* **AIM OF THE EXERCISE**: In the entries below, find every line holding the string "page" and collect it.

* **EXTRACTED DATA**:
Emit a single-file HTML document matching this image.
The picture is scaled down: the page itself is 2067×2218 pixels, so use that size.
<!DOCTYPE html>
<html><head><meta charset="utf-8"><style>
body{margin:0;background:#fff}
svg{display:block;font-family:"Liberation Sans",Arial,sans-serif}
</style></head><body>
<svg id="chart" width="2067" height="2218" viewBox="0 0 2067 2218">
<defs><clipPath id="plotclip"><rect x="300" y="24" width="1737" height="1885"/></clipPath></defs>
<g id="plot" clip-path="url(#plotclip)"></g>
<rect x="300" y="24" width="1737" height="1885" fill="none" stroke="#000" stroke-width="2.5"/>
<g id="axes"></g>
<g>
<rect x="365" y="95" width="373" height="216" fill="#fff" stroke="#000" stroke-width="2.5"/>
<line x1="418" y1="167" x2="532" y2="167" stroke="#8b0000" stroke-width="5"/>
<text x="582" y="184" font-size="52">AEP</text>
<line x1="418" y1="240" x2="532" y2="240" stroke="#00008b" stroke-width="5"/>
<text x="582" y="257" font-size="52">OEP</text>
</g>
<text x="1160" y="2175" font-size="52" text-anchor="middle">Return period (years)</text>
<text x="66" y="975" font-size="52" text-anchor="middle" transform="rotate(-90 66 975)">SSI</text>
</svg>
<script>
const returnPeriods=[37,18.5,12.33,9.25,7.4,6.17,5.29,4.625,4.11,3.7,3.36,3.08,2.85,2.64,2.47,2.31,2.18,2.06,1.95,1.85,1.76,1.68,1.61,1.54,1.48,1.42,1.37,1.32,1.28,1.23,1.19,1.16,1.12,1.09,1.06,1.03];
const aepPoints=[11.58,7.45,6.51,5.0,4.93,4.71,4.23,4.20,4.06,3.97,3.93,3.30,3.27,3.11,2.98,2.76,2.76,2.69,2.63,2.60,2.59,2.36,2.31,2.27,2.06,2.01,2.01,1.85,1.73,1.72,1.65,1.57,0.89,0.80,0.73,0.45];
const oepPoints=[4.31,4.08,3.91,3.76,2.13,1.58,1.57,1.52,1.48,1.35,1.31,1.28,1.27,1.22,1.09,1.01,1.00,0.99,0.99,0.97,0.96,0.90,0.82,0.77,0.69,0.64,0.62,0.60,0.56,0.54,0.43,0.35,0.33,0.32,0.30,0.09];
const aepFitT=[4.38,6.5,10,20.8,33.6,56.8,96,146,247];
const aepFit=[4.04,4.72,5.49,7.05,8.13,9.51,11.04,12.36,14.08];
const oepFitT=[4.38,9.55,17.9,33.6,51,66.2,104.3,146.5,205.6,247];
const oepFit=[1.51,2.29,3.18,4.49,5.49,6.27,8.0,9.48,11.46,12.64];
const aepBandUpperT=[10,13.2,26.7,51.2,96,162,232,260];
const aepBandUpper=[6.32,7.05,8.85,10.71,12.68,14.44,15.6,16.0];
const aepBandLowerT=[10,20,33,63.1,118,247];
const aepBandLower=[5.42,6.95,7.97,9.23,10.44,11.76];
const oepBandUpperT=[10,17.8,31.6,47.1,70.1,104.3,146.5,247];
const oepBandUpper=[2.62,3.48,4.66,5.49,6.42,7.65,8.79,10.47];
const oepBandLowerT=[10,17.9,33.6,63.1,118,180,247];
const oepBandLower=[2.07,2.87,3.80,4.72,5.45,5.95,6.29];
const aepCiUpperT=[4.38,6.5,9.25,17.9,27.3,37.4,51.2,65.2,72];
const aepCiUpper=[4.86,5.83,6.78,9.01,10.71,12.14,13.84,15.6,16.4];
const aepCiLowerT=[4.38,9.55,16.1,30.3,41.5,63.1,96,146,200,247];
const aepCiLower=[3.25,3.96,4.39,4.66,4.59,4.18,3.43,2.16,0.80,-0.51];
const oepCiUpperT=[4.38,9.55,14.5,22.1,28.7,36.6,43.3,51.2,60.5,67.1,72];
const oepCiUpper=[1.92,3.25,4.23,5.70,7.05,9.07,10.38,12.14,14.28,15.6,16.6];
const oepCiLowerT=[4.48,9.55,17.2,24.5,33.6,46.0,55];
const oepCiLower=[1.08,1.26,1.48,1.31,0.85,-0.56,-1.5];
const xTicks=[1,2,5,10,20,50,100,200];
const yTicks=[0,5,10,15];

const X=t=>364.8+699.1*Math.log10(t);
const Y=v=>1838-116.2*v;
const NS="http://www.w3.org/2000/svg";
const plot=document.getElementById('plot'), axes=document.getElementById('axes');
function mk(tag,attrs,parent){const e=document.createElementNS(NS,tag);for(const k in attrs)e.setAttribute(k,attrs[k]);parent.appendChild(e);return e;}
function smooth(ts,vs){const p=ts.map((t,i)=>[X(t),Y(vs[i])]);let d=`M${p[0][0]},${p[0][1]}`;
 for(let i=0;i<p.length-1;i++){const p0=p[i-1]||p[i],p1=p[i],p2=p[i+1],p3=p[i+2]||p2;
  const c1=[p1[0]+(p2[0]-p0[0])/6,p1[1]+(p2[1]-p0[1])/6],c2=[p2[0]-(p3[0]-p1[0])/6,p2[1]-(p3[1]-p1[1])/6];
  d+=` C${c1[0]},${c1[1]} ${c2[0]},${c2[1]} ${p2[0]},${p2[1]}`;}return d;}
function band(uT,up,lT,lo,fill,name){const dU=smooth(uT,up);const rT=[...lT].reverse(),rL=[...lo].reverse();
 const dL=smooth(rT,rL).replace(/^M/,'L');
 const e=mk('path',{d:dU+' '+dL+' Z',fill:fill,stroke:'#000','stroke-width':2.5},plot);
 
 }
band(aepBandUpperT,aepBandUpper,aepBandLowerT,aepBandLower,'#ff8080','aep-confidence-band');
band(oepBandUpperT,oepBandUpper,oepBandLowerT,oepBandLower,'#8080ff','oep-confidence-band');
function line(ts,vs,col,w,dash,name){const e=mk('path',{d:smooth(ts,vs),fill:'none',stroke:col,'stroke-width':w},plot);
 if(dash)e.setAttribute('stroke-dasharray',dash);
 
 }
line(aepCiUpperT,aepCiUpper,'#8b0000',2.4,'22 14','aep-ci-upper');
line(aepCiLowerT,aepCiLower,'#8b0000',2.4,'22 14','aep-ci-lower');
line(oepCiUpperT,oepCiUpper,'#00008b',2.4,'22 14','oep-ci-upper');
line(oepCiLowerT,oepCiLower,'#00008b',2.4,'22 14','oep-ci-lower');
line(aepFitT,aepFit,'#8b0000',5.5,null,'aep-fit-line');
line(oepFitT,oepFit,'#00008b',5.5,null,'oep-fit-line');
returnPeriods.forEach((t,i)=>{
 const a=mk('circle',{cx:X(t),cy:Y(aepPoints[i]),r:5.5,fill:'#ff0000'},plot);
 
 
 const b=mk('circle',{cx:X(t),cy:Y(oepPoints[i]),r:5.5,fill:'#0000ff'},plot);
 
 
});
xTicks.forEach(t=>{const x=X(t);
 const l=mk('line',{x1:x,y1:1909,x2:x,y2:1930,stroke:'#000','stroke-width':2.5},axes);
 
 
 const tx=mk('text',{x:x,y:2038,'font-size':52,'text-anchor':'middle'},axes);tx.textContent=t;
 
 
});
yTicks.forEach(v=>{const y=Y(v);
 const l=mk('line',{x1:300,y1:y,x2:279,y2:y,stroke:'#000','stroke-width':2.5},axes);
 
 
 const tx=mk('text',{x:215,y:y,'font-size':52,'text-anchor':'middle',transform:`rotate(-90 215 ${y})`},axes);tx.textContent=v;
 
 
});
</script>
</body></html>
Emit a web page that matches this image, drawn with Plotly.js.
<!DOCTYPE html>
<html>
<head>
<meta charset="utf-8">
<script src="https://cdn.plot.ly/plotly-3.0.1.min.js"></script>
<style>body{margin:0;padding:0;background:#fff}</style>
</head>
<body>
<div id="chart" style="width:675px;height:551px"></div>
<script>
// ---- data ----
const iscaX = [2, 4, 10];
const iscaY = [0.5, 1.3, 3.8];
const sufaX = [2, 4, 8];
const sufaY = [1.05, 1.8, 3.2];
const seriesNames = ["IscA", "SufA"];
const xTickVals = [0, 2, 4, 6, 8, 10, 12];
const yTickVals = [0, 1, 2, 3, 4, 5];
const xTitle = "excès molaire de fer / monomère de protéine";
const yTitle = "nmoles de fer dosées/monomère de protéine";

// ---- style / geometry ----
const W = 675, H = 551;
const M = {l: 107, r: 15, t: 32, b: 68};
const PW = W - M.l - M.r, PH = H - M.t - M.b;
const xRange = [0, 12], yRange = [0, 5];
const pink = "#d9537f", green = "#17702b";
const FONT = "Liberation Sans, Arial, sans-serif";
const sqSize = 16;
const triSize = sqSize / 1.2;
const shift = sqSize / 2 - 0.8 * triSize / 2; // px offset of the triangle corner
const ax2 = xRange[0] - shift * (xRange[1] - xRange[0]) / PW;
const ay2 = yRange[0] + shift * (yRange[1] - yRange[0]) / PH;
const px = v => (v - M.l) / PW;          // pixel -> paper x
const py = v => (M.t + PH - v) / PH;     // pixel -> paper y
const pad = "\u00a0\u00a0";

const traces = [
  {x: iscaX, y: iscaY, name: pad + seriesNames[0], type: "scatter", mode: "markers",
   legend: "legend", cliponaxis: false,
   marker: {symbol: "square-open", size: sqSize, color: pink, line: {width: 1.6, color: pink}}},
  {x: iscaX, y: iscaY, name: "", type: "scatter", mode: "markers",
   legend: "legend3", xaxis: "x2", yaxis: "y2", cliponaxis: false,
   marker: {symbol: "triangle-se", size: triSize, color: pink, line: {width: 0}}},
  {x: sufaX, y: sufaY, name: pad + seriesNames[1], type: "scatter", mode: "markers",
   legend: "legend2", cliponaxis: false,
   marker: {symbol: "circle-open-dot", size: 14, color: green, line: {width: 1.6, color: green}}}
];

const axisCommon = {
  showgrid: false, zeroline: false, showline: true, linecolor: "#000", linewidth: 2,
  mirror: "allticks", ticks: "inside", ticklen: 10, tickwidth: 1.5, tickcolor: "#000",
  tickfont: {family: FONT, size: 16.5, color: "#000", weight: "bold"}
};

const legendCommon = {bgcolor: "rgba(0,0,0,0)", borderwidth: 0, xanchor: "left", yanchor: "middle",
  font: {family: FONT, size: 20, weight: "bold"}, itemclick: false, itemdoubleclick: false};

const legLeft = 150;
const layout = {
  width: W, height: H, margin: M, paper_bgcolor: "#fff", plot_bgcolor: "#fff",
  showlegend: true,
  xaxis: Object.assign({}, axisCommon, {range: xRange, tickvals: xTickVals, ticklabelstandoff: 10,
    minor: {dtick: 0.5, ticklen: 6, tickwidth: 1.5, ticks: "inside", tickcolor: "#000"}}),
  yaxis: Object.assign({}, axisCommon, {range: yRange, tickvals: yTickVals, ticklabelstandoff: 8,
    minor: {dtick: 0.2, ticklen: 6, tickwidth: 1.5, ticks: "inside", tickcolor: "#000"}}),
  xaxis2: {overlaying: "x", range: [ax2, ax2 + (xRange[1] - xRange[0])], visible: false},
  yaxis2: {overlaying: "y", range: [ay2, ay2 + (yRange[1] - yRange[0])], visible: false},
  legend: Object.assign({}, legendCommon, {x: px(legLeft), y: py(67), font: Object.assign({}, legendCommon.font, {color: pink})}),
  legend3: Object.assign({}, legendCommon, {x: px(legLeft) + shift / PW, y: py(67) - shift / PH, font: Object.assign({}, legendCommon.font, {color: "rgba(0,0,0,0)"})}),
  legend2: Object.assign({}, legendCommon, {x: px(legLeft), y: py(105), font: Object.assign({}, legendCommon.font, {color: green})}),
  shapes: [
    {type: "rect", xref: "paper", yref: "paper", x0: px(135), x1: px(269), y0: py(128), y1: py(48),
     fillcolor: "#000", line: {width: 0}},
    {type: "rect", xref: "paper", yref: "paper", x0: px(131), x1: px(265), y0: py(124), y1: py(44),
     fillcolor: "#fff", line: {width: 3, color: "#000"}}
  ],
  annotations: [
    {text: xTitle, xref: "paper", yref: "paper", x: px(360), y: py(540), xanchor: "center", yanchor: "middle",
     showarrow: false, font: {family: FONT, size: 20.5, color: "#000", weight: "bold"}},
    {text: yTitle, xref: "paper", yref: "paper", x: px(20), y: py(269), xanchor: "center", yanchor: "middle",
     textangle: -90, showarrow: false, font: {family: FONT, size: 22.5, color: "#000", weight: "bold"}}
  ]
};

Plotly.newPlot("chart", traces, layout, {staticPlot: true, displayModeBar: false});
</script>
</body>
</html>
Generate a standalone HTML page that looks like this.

* **RESPONSE TO THIS TASK**:
The picture is scaled down: the page itself is 2067×2218 pixels, so use that size.
Emit a web page that matches this image, drawn with Plotly.js.
Generate a standalone HTML page that looks like this.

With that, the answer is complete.